The five Mungers of 2005
This is our first picture as a family of 5.
When I think back to this very moment I think of how important it was for me as a mother to have it all together. My family was complete in the sense that no more babies were coming. I had both genders, something that I desperately wanted. I had a loving husband, a house, a minivan (oh yes I did...and I loved that thing!). I don't remember my exact goals but they were pretty shallow and were something to the tune of this: be hot momma/wife, with kids that went to the best schools (which later led to being the best at everything in their classes), wore the best clothes, and were in the popular activities, attended church for every service (at least I desired some form of Jesus for my family).
I would never have admitted it, but I wanted to be the one that everyone in my circle envied.

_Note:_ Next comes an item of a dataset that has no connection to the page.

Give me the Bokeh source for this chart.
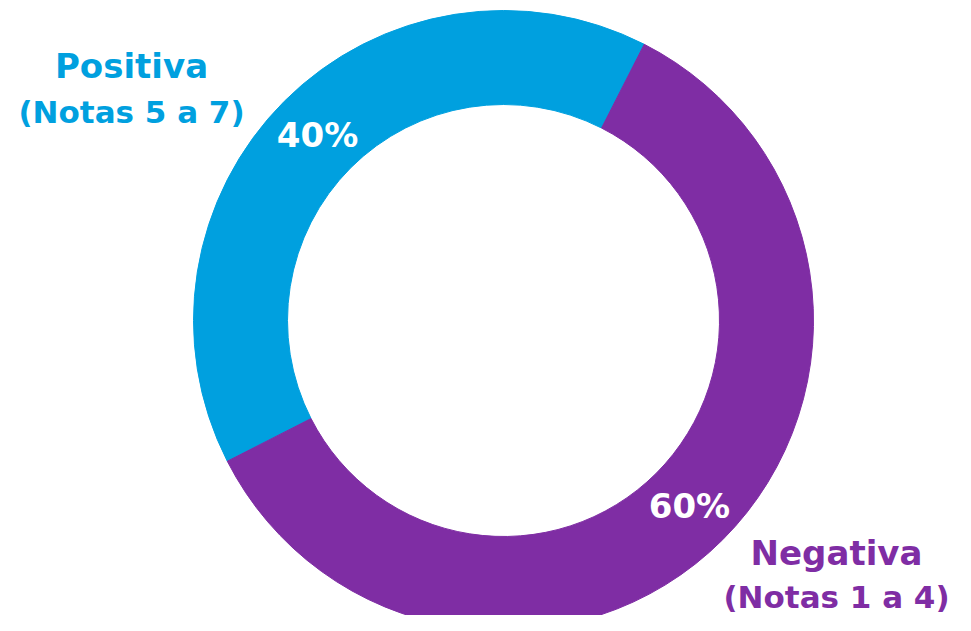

Ya'll...that was: exhausting, unattainable, and just completely dumb!
The five Mungers of 2019.
So many things have happened between then and now. If you've been reading here for very long, you know all of that, though. I was exhausted mentally. We backed away from a lot in an effort to simplify our lives. Things that used to be important to us are a lot farther down on the list.
Do you know what I wish someone had insisted I hear and value early on in parenting? This pretty much sums it up: "My children are God's children, given to bring Him glory, not trophy my success" -Paul Tripp, Age of Opportunity.
I wanted them to be perfect little trophies. They weren't. I spent longer than I should have in grief and tears because the story wasn't going how *I* had drafted it. I look at them now and I thank God for the extraordinary people they are and continue to become- even though the story still doesn't go the way I wish sometimes. God knows and He is making all things beautiful in His time.
Let go of your idea of perfection and watch the Holy Spirit do His work.